What is Needed for a Valid Will
In order for your will to be valid, you must be mentally competent at the time the will is notarized. You must understand that you’re creating a will and what property you own. Your will won’t be affected if you lose mental competence after writing it; what matters is your mental state at the time the will is notarized.
States have different statutes concerning what’s required for a will to be valid. Generally, a will may be handwritten or typed, and must be signed by the person whose will it is. It must also be signed by at least two, and sometimes three, competent witnesses. Wills should be notarized by a notary public who witnesses everyone’s signatures. You and your witnesses must sign in the presence of each other.
If your hands are too shaky to sign your will, someone else may sign it for you. This is valid as long as you make the request and the person signs your name in everyone’s presence. Usually, you’ll sign your will first, your witnesses will sign next, and the notary public will sign last. Your witnesses should not include anyone named as a beneficiary in your will.
Your will should include the address and tax identification number of any property being listed. In the case of personal property, describe each item and where it can be found. Include in your will, or as an appendix to your will, the full names and addresses of all the beneficiaries you name. You may also name successor beneficiaries in case an original beneficiary dies before you do or doesn’t want the gift.

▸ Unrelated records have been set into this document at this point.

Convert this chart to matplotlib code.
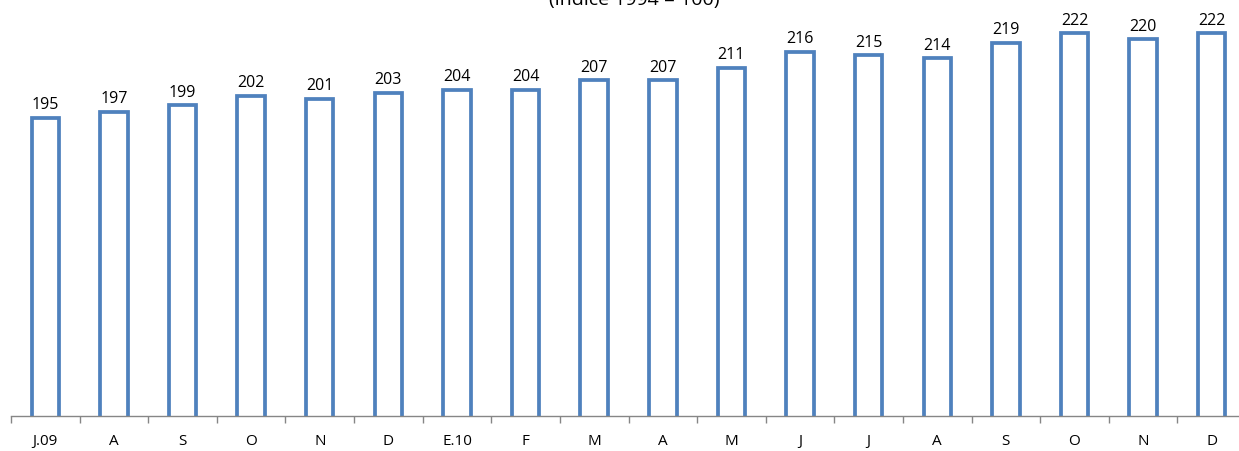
import matplotlib.pyplot as plt

# monthly index values (1994 = 100)
months = ["J.09", "A", "S", "O", "N", "D", "E.10", "F", "M", "A",
          "M", "J", "J", "A", "S", "O", "N", "D"]
values = [195, 197, 199, 202, 201, 203, 204, 204, 207, 207,
          211, 216, 215, 214, 219, 222, 220, 222]

plt.rcParams['font.family'] = ['Open Sans', 'DejaVu Sans']

fig = plt.figure(figsize=(12.39, 4.52), dpi=100)
ax = fig.add_axes([11 / 1239, 35 / 452, 1235 / 1239, 408 / 452])

x = list(range(len(values)))
bars = ax.bar(x, values, width=0.40, bottom=0, color="white",
              edgecolor="#4F81BD", linewidth=2.7)

for xi, v in zip(x, values):
    ax.annotate(str(v), (xi, v), xytext=(0, 4), textcoords="offset points",
                ha="center", va="bottom", fontsize=11.5, color="black")

ax.set_xlim(-0.5, len(values) - 0.5)
ax.set_ylim(100, 230)

# category labels at bar centres, tick marks at boundaries
ax.set_xticks(x)
ax.set_xticklabels(months, fontsize=11)
ax.tick_params(axis="x", which="major", length=0, pad=12)
ax.set_xticks([i - 0.5 for i in range(len(values) + 1)], minor=True)
ax.tick_params(axis="x", which="minor", length=5, color="#868686", width=1)

ax.set_yticks([])
for side in ["left", "right", "top"]:
    ax.spines[side].set_visible(False)
ax.spines["bottom"].set_color("#868686")
ax.spines["bottom"].set_linewidth(1)

fig.text(0.512, 1 - 5 / 452, "(índice 1994 = 100)", ha="center",
         va="baseline", fontsize=14)

fig.savefig("out.png", dpi=100)
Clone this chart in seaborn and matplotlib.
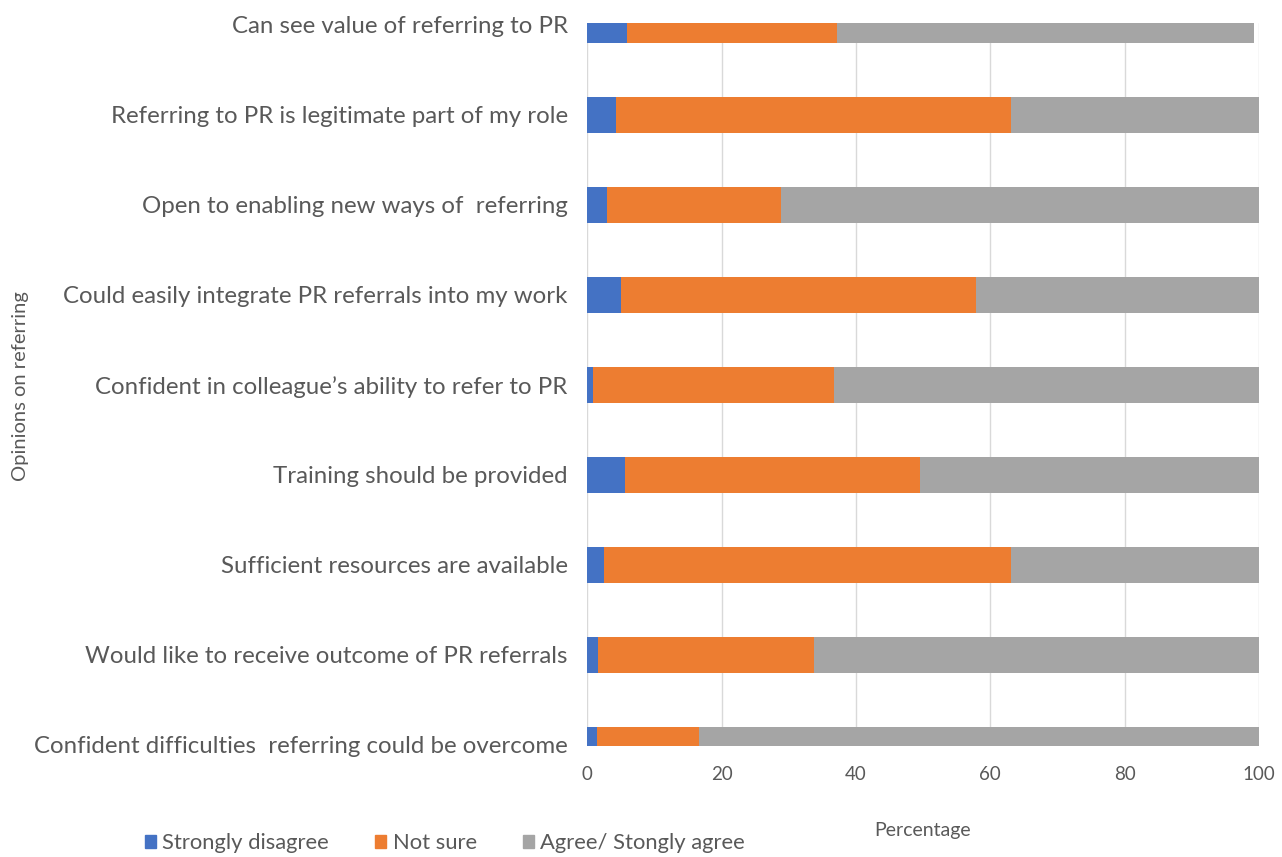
import pandas as pd
import seaborn as sns
import matplotlib.pyplot as plt

# Datos (porcentajes)
opinions = [
    "Can see value of referring to PR",
    "Referring to PR is legitimate part of my role",
    "Open to enabling new ways of  referring",
    "Could easily integrate PR referrals into my work",
    "Confident in colleague\u2019s ability to refer to PR",
    "Training should be provided",
    "Sufficient resources are available",
    "Would like to receive outcome of PR referrals",
    "Confident difficulties  referring could be overcome",
]
strongly_disagree = [5.9, 4.3, 2.9, 5.1, 0.8, 5.7, 2.5, 1.6, 1.5]
not_sure = [31.3, 58.8, 26.0, 52.8, 35.9, 43.8, 60.6, 32.1, 15.2]
agree = [62.0, 36.9, 71.1, 42.1, 63.3, 50.5, 36.9, 66.3, 83.3]

series = ["Strongly disagree", "Not sure", "Agree/ Stongly agree"]
colors = ["#4472C4", "#ED7D31", "#A5A5A5"]
text_color = "#595959"

df = pd.DataFrame({
    "Opinion": opinions,
    series[0]: strongly_disagree,
    series[1]: not_sure,
    series[2]: agree,
})
# acumulados para apilar las barras
cum = df[series].cumsum(axis=1)

sns.set_style("white")
plt.rcParams["font.family"] = ["Lato", "DejaVu Sans"]

fig = plt.figure(figsize=(12.82, 8.57), dpi=100)
ax = fig.add_axes([0.458, 0.129, 0.524, 0.844])

for name, color in reversed(list(zip(series, colors))):
    sns.barplot(x=cum[name], y=df["Opinion"], color=color, width=0.4,
                saturation=1, linewidth=0, ax=ax, orient="h", zorder=3)

ax.set_xlim(0, 100)
ax.set_ylim(len(opinions) - 1 + 0.02, -0.02)
ax.set_xticks([0, 20, 40, 60, 80, 100])
ax.grid(axis="x", color="#D9D9D9", linewidth=1, zorder=0)
ax.set_axisbelow(True)
for s in ax.spines.values():
    s.set_visible(False)
ax.tick_params(axis="both", length=0, colors=text_color)
ax.tick_params(axis="y", labelsize=17.3, pad=14)
ax.tick_params(axis="x", labelsize=13.5, pad=14)
ax.set_xlabel("Percentage", fontsize=14, color=text_color, labelpad=28)
ax.set_ylabel("")
fig.text(0.016, 0.55, "Opinions on referring", rotation=90, fontsize=14.5,
         color=text_color, ha="center", va="center")

handles = [plt.Rectangle((0, 0), 1, 1, color=c) for c in colors]
fig.legend(handles, series, loc="center", bbox_to_anchor=(0.347, 0.016), ncol=3,
           frameon=False, fontsize=15.8, handlelength=0.5, handleheight=0.5,
           handletextpad=0.3, columnspacing=2.1, labelcolor=text_color)

fig.savefig("out.png", dpi=100)
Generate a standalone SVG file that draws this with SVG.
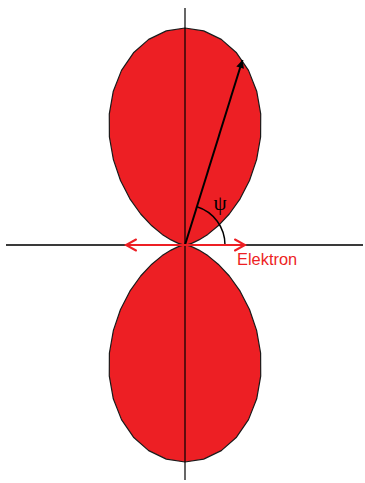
<svg xmlns="http://www.w3.org/2000/svg" width="365" height="483" viewBox="0 0 365 483">
<style>
.lobe{fill:#ed1f24;stroke:#1a1a1a;stroke-width:1.2;stroke-linejoin:round}
.red{stroke:#ed1f24;stroke-width:2;fill:none;stroke-linecap:round}
</style>
<defs>
<marker id="ah" markerWidth="10" markerHeight="10" refX="9" refY="5" orient="auto" markerUnits="userSpaceOnUse">
<path d="M1,1 L9,5 L1,9 Z" fill="#000"/>
</marker>
</defs>
<rect width="365" height="483" fill="#fff"/>
<g id="lobe-top">
<path class="lobe" d="M185,245 L185.5,245 L187.7,244.5 L192.2,243.1 L198.9,239.9 L207.8,234.4 L218.2,225.8 L229.3,214 L240.1,198.8 L249.5,180.5 L256.6,159.6 L260.6,137 L260.7,113.8 L256.7,91.2 L248.5,70.4 L236.5,52.8 L221.3,39.4 L203.7,30.9 L185,28 L166.3,30.9 L148.7,39.4 L133.5,52.8 L121.5,70.4 L113.3,91.2 L109.3,113.8 L109.4,137 L113.4,159.6 L120.5,180.5 L129.9,198.8 L140.7,214 L151.8,225.8 L162.2,234.4 L171.1,239.9 L177.8,243.1 L182.3,244.5 L184.5,245 Z"/>
</g>
<g id="lobe-bottom">
<path class="lobe" d="M185,245 L185.5,245 L187.7,245.5 L192.2,246.9 L198.9,250.1 L207.8,255.6 L218.2,264.2 L229.3,276 L240.1,291.2 L249.5,309.5 L256.6,330.4 L260.6,353 L260.7,376.2 L256.7,398.8 L248.5,419.6 L236.5,437.2 L221.3,450.6 L203.7,459.1 L185,462 L166.3,459.1 L148.7,450.6 L133.5,437.2 L121.5,419.6 L113.3,398.8 L109.3,376.2 L109.4,353 L113.4,330.4 L120.5,309.5 L129.9,291.2 L140.7,276 L151.8,264.2 L162.2,255.6 L171.1,250.1 L177.8,246.9 L182.3,245.5 L184.5,245 Z"/>
</g>
<g id="connectors">
<line x1="6" y1="245" x2="363" y2="245" stroke="#3a3a3a" stroke-width="2"/>
<line x1="185" y1="8" x2="185" y2="480" stroke="#000" stroke-width="1.2"/>
<line x1="185" y1="245" x2="242.5" y2="60" stroke="#000" stroke-width="2" marker-end="url(#ah)"/>
<path d="M225,245 A40,40 0 0 0 197,206.8" fill="none" stroke="#000" stroke-width="1.5"/>
<line class="red" x1="126" y1="245" x2="245" y2="245"/>
<path class="red" d="M136,239.5 L126,245 L136,250.5"/>
<path class="red" d="M235,239.5 L245,245 L235,250.5"/>
</g>
<g id="labels">
<text x="220" y="210" font-family="Liberation Serif, Times New Roman, serif" font-size="21" text-anchor="middle" fill="#000">ψ</text>
<text x="237" y="265" font-family="Liberation Sans, Arial, sans-serif" font-size="16.4" fill="#ed1f24">Elektron</text>
</g>
</svg>
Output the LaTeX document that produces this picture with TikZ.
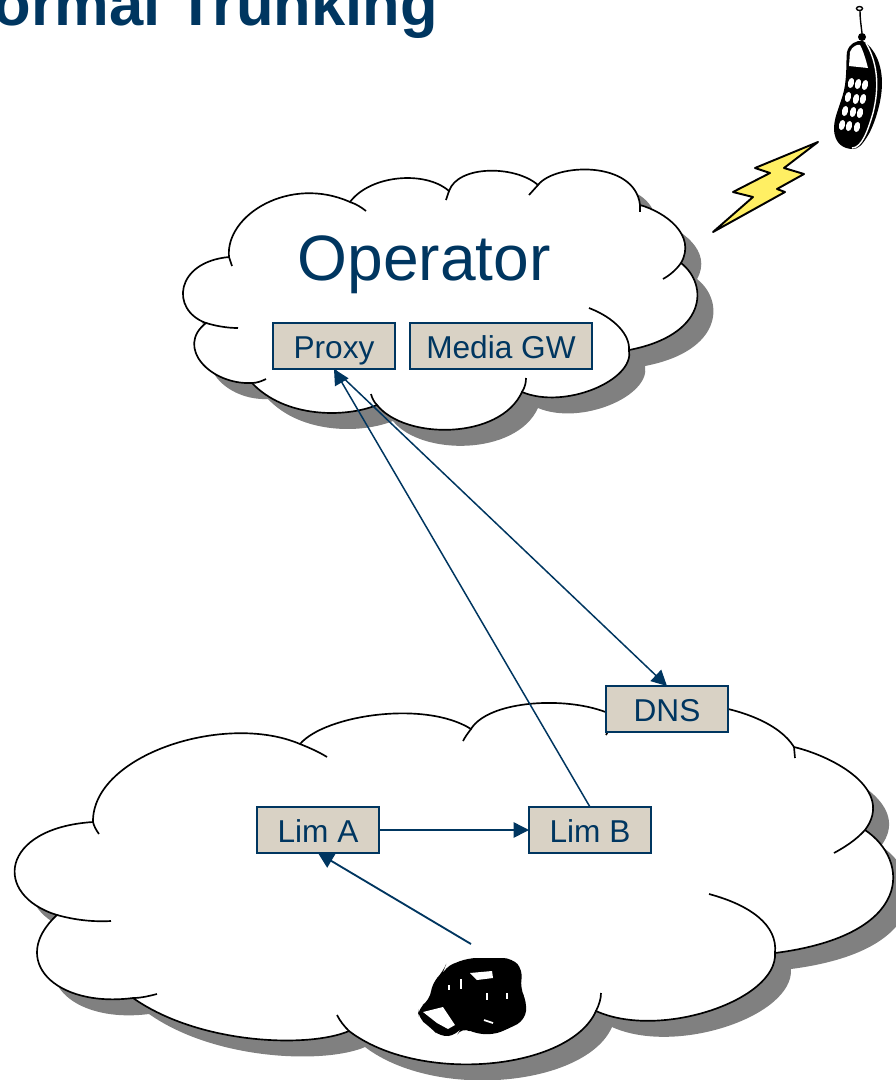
\documentclass[tikz,border=0pt]{standalone}
\usepackage{fontspec}
\setmainfont{Liberation Sans}
\usetikzlibrary{arrows.meta}

\definecolor{navy}{HTML}{003660}
\definecolor{boxfill}{HTML}{D9D2C5}
\definecolor{cloudshadow}{HTML}{808080}
\definecolor{bolt}{HTML}{FFEF63}

\tikzset{
  box/.style={draw=navy, line width=0.9pt, fill=boxfill, text=navy, inner sep=0pt, outer sep=0pt,
    minimum height=0.92cm, text height=0.48cm, text depth=0pt, font=\fontsize{18}{20}\selectfont},
  link/.style={draw=navy, line width=0.85pt, -{Triangle[length=8.8pt,width=8.8pt]}},
  cloudline/.style={draw=black, line width=0.95pt}
}

\newcommand{\operatorcloud}{(229,257) .. controls (225,215) and (290,175) .. (350,202)
  .. controls (370,175) and (425,170) .. (449,191)
  .. controls (458,165) and (515,165) .. (538,185)
  .. controls (555,163) and (635,160) .. (640,205)
  .. controls (665,212) and (697,235) .. (681,263)
  .. controls (709,285) and (707,335) .. (629,350)
  .. controls (635,380) and (565,410) .. (522,392)
  .. controls (500,440) and (405,440) .. (377,405)
  .. controls (345,418) and (285,418) .. (252,383)
  .. controls (210,385) and (175,347) .. (206,323)
  .. controls (170,310) and (175,262) .. (229,257) -- cycle}
\newcommand{\sitecloud}{(93,822) .. controls (92,755) and (225,712) .. (300,744)
  .. controls (325,715) and (425,700) .. (471,729)
  .. controls (490,698) and (580,695) .. (618,718)
  .. controls (640,690) and (765,700) .. (794,747)
  .. controls (835,757) and (895,790) .. (865,830)
  .. controls (910,860) and (915,935) .. (775,953)
  .. controls (778,1000) and (660,1040) .. (596,1011)
  .. controls (570,1070) and (420,1085) .. (349,1031)
  .. controls (310,1048) and (200,1045) .. (133,998)
  .. controls (55,1008) and (8,960) .. (57,915)
  .. controls (-8,895) and (0,828) .. (93,822) -- cycle}

\begin{document}
\begin{tikzpicture}[x=0.02cm, y=-0.02cm]
    \clip (0,0) rectangle (896,1080);
    \useasboundingbox (0,0) rectangle (896,1080);

    \node[anchor=base east, text=navy, font=\fontsize{35}{40}\selectfont\bfseries, inner sep=0pt] (Title) at (438,25) {ormal Trunking};

    % operator cloud
    \fill[cloudshadow, shift={(16,16)}] \operatorcloud;
    \filldraw[cloudline, fill=white] \operatorcloud;
    \draw[cloudline] (229,257) -- (232,266);
    \draw[cloudline] (350,202) .. controls (356,204) and (361,207) .. (366,211);
    \draw[cloudline] (449,191) -- (446,200);
    \draw[cloudline] (538,185) -- (529,195);
    \draw[cloudline] (640,205) -- (640,212);
    \draw[cloudline] (681,263) .. controls (676,270) and (670,275) .. (663,279);
    \draw[cloudline] (629,350) .. controls (630,335) and (615,318) .. (589,308);
    \draw[cloudline] (522,392) .. controls (525,387) and (526,383) .. (526,378);
    \draw[cloudline] (377,405) .. controls (374,402) and (372,398) .. (371,394);
    \draw[cloudline] (252,383) .. controls (257,383) and (262,381) .. (266,379);
    \draw[cloudline] (206,323) .. controls (216,326) and (227,328) .. (238,328);

    % site cloud
    \fill[cloudshadow, shift={(16,16)}] \sitecloud;
    \filldraw[cloudline, fill=white] \sitecloud;
    \draw[cloudline] (93,822) .. controls (94,826) and (96,830) .. (99,834);
    \draw[cloudline] (300,744) .. controls (310,748) and (319,752) .. (327,757);
    \draw[cloudline] (471,729) .. controls (468,733) and (465,737) .. (463,741);
    \draw[cloudline] (618,718) .. controls (613,723) and (609,729) .. (606,735);
    \draw[cloudline] (794,747) -- (795,758);
    \draw[cloudline] (865,830) .. controls (856,840) and (845,847) .. (834,853);
    \draw[cloudline] (775,953) .. controls (778,925) and (750,905) .. (709,894);
    \draw[cloudline] (596,1011) .. controls (599,1005) and (601,999) .. (601,993);
    \draw[cloudline] (349,1031) .. controls (344,1026) and (340,1021) .. (337,1015);
    \draw[cloudline] (133,998) .. controls (141,998) and (149,996) .. (157,994);
    \draw[cloudline] (57,915) .. controls (75,920) and (93,922) .. (111,921);

    % boxes
    \node[anchor=base, text=navy, font=\fontsize{36.5}{40}\selectfont, inner sep=0pt] (Operator) at (424,280) {Operator};
    \node[box, minimum width=2.44cm] (Proxy) at (334,346) {Proxy};
    \node[box, minimum width=3.64cm] (MediaGW) at (501,346) {Media GW};
    \node[box, minimum width=2.44cm] (DNS) at (667,709) {DNS};
    \node[box, minimum width=2.44cm] (LimA) at (318,830) {Lim A};
    \node[box, minimum width=2.44cm] (LimB) at (590,830) {Lim B};

    % desk phone
    \coordinate (Desk) at (471,944);
    \fill[black, rounded corners=5] (468,958) -- (512,958) -- (523,970) -- (520,988) -- (527,1002) -- (525,1020) -- (510,1028) -- (493,1035) -- (473,1033) -- (462,1027) -- (457,1035) -- (440,1037) -- (430,1027) -- (418,1018) -- (418,1008) -- (430,1000) -- (432,983) -- (443,972) -- (445,967) -- cycle;
    \fill[white] (423,1012) -- (443,1007) -- (455,1025) -- (448,1029) -- (437,1023) -- cycle;
    \fill[white] (470,973) -- (492,971) -- (493,978) -- (477,980) -- cycle;
    \draw[white, line width=0.8pt] (449,985) -- (449,990);
    \draw[white, line width=0.8pt] (461,979) -- (461,989);
    \draw[white, line width=1pt] (487,993) -- (487,1000);
    \draw[white, line width=0.8pt] (507,993) -- (507,999);
    \draw[white, line width=1pt] (484,1020) -- (493,1023);

    % links
    \draw[link] (LimA.east) -- (LimB.west);
    \draw[link] (LimB.north) -- (Proxy.south);
    \draw[link] (Proxy.south) -- (DNS.north);
    \draw[link, line width=1.05pt] (Desk) -- (LimA.south);

    % mobile phone
    \draw[black, line width=0.8pt] (862,33) .. controls (861,25) and (860,18) .. (860,11);
    \filldraw[draw=black, fill=white, line width=0.8pt] (859.5,8.5) ellipse [x radius=3, y radius=2];
    \fill[black] (862,37) circle (4);
    \fill[black] (863,41) .. controls (875,48) and (882,65) .. (882,83) .. controls (882,105) and (872,130) .. (867,137) .. controls (862,145) and (858,149) .. (853,149) .. controls (845,149) and (834,145) .. (834,128) .. controls (834,115) and (843,100) .. (845,85) .. controls (847,70) and (846,60) .. (847,52) .. controls (849,44) and (856,40) .. (863,41) -- cycle;
    \draw[white, line width=0.8pt] (866,43) .. controls (877,62) and (880,85) .. (873,113) .. controls (868,130) and (862,148) .. (852,148);
    \fill[white] (850,52) .. controls (852,46) and (858,44) .. (860,45) .. controls (863,50) and (866,60) .. (868,68) -- (849,66) -- cycle;
    \foreach \bx/\by in {851/83, 858/84, 865/85, 848/97, 856/99, 863/99, 845/111, 853/112, 860/113, 842/125, 849/126, 857/127}
      \fill[white] (\bx,\by) ellipse [x radius=3, y radius=5.2, rotate=-13];

    % lightning
    \filldraw[draw=black, fill=bolt, line width=1.1pt, line join=round] (818,142) -- (784,168) -- (804,174) -- (777,189) -- (785,192) -- (713,232) -- (753,197) -- (733,192) -- (770,173) -- (755,168) -- cycle;
\end{tikzpicture}
\end{document}
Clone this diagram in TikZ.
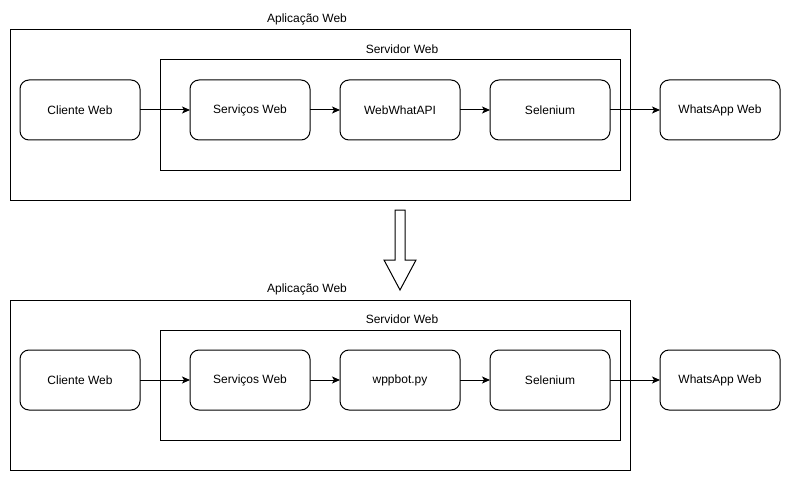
\documentclass[tikz,border=0pt]{standalone}
\usepackage{fontspec}
\setmainfont{Liberation Sans}
\usetikzlibrary{positioning,arrows.meta}

\tikzset{
  box/.style={draw, rounded corners=9pt, line width=1pt, minimum width=120pt,
    minimum height=60pt, outer sep=0pt, font=\fontsize{12pt}{14pt}\selectfont},
  frame/.style={draw, line width=1pt, inner sep=0pt, outer sep=0pt},
  caption/.style={font=\fontsize{12pt}{14pt}\selectfont, inner sep=0pt},
  link/.style={line width=1pt, -{Stealth[length=8pt,width=7pt,inset=2pt]}}
}

\begin{document}
\begin{tikzpicture}[x=1pt, y=-1pt]
  \useasboundingbox (0,0) rectangle (791,481);

  % antes
  \begin{scope}
    \node[frame, minimum width=620pt, minimum height=170pt] (appA) at (320,115) {};
    \node[caption] (appAlbl) at (307,19.5) {Aplicação Web};
    \node[frame, minimum width=460pt, minimum height=110pt] (srvA) at (390,115) {};
    \node[caption] (srvAlbl) at (402,49.5) {Servidor Web};

    \node[box] (clienteA) at (80,110) {Cliente Web};
    \node[box, right=50pt of clienteA] (servicosA) {Serviços Web};
    \node[box, right=30pt of servicosA] (apiA) {WebWhatAPI};
    \node[box, right=30pt of apiA] (seleniumA) {Selenium};
    \node[box, right=50pt of seleniumA] (whatsA) {WhatsApp Web};

    \draw[link] (clienteA) -- (servicosA);
    \draw[link] (servicosA) -- (apiA);
    \draw[link] (apiA) -- (seleniumA);
    \draw[link] (seleniumA) -- (whatsA);
  \end{scope}

  % seta grande
  \draw[line width=1pt, line join=miter] (395,210) -- (405,210) -- (405,260) -- (416,260)
    -- (400,290) -- (384,260) -- (395,260) -- cycle;

  % depois
  \begin{scope}[shift={(0,270)}]
    \node[frame, minimum width=620pt, minimum height=170pt] (appB) at (320,115) {};
    \node[caption] (appBlbl) at (307,19.5) {Aplicação Web};
    \node[frame, minimum width=460pt, minimum height=110pt] (srvB) at (390,115) {};
    \node[caption] (srvBlbl) at (402,49.5) {Servidor Web};

    \node[box] (clienteB) at (80,110) {Cliente Web};
    \node[box, right=50pt of clienteB] (servicosB) {Serviços Web};
    \node[box, right=30pt of servicosB] (botB) {wppbot.py};
    \node[box, right=30pt of botB] (seleniumB) {Selenium};
    \node[box, right=50pt of seleniumB] (whatsB) {WhatsApp Web};

    \draw[link] (clienteB) -- (servicosB);
    \draw[link] (servicosB) -- (botB);
    \draw[link] (botB) -- (seleniumB);
    \draw[link] (seleniumB) -- (whatsB);
  \end{scope}
\end{tikzpicture}
\end{document}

Changing or Revoking Your Will
As your life changes, you’ll want to change your will from time to time, or revoke your will and write a new one. There are many reasons for updating a will:
- desire to benefit a person or organization not originally named
- a named beneficiary dies or your relationship with them changes
- purchase or sale of a business
- sale or destruction of an asset that was originally in your will
- relocation to a new state
- inheritance of a large amount of money or an expensive asset
- purchase of a new home or vehicle
- death of a named beneficiary
In the past, changes to a will were made using a “codicil” – an official addition to your existing will, handwritten or typed and signed by you before two witnesses, just like the original will. However, the codicil has become obsolete as a consequence of the widespread use of computers in will preparation. To change your will, simply print out a new one that incorporates the changes, and sign it before at least two witnesses. The witnesses don’t have to be the same people who signed your original will.
When you prepare a new will, it’s as if your old one never existed. You can state in your new will that you “revoke all prior wills and codicils,” and you can physically destroy it by burning it, writing “cancel” over each page, or shredding it. If your attorney or personal representative has the will in a file, it should be destroyed in your presence.